Tomásia não perdia um noticiário, além de cutucar o aplicativo do celular de instante em instante. Numa perplexidade quase eufórica, perseguia o marido pela casa, atualizando-o daquilo que não o interessava: "Mais mortos. Mais de mil todos os dias". Puxava do raciocínio e fazia umas contas nos dedos: "Deus me livre! Como não me preocupar?".

O marido, cujo ouvido estava cansado do soar da trombeta portátil do apocalipse, não aguentou e saiu nu de casa. "Se sair não volta mais, hein?", avisou.

Entre as notícias, a milagrosa vacina que viria dar fim ao arborvírus, um parasita com estrutura parecida com a de plantas e grande capacidade de contágio.

Quando a súbita vacina foi anunciada e distribuída a todos os países do mundo, parecia a aguardada vinda do Messias, não se falava em outra coisa. Ali, o fim do pesadelo.

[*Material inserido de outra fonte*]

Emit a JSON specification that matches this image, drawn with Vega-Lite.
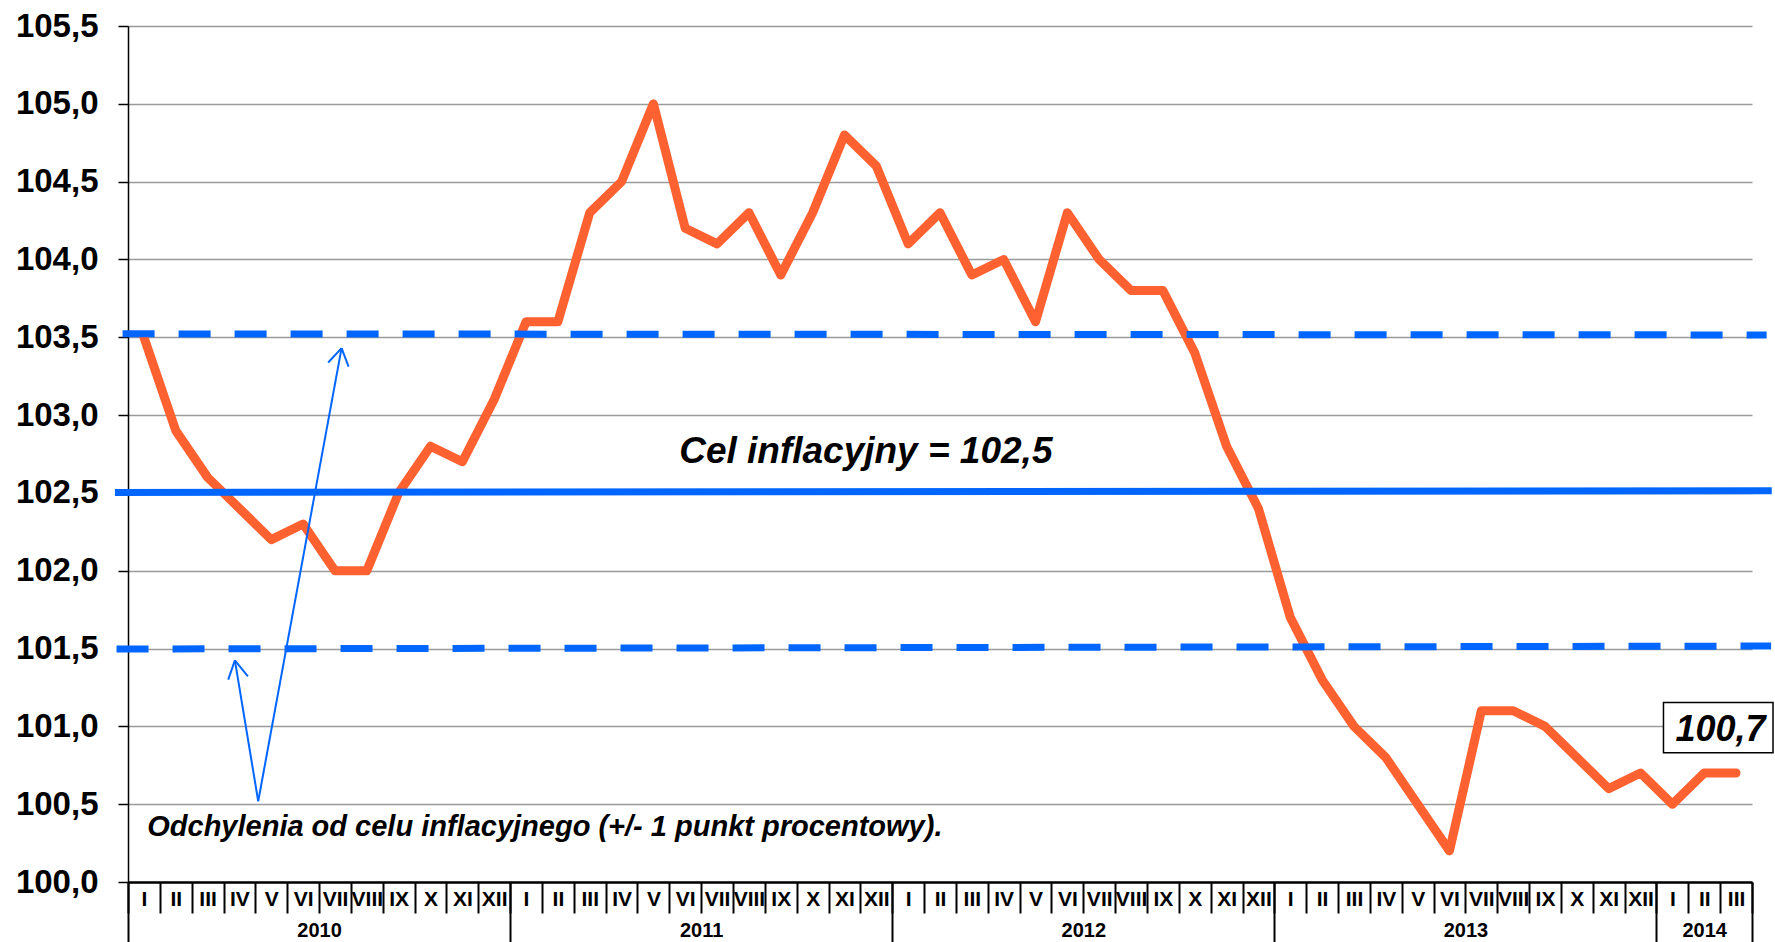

Tomásia, pela janela e pela TV, assistia ao povo nas ruas, em pleno Carnaval, se tocando, se agarrando, se beijando, lançando gotículas no ar como se fossem fogos de artifício: "Estão loucos?", pensava, apertando o borrifador, como talismã, contra o peito inconformado. Também silenciava quando os vizinhos lhe batiam à porta: "Acabou, dona Tomásia. Pode sair, criatura!". Não saía nem a pau! Havia até quem achasse que morrera durante a pandemia, pois nunca mais fora vista.

E assim, os próximos meses: filas extensas de vacinação, multidões aglomeradas em festas que rompiam noites e dias, a salvação do mundo, o novo mundo: Aleluia!.

Porém, com o tempo, ela percebeu o esvaziamento das ruas e o silenciamento da TV e do rádio. Nada nem ninguém nas redes sociais. Inquietou-se. Decidiu, bem equipada, sair às ruas - pois não encontrou ninguém em seu prédio. Quando chegou à avenida, teve uma visão escatológica: centenas de milhares de corpos tomavam as calçadas, a pista, as lojas. Corpos cinzentos, deformados, com pústulas verdes de onde rompiam galhos e folhas de árvores. Em alguns, grossas raízes saiam das mandíbulas escancaradas. Noutros, mal se percebia a origem humana tamanha a deformação. O silêncio só era quebrado pelo vento corrente e pelo barulho das aves que aos montes disputavam os restos de carne ainda possíveis naqueles cadáveres vegetativos. "A vacina...então...". Ainda matutando, Tomásia tirou a incômoda máscara e completou o sorriso e o peito daquele ar úmido e puro da manhã, na certeza esperançosa e azul de que agora, sim, estava segura.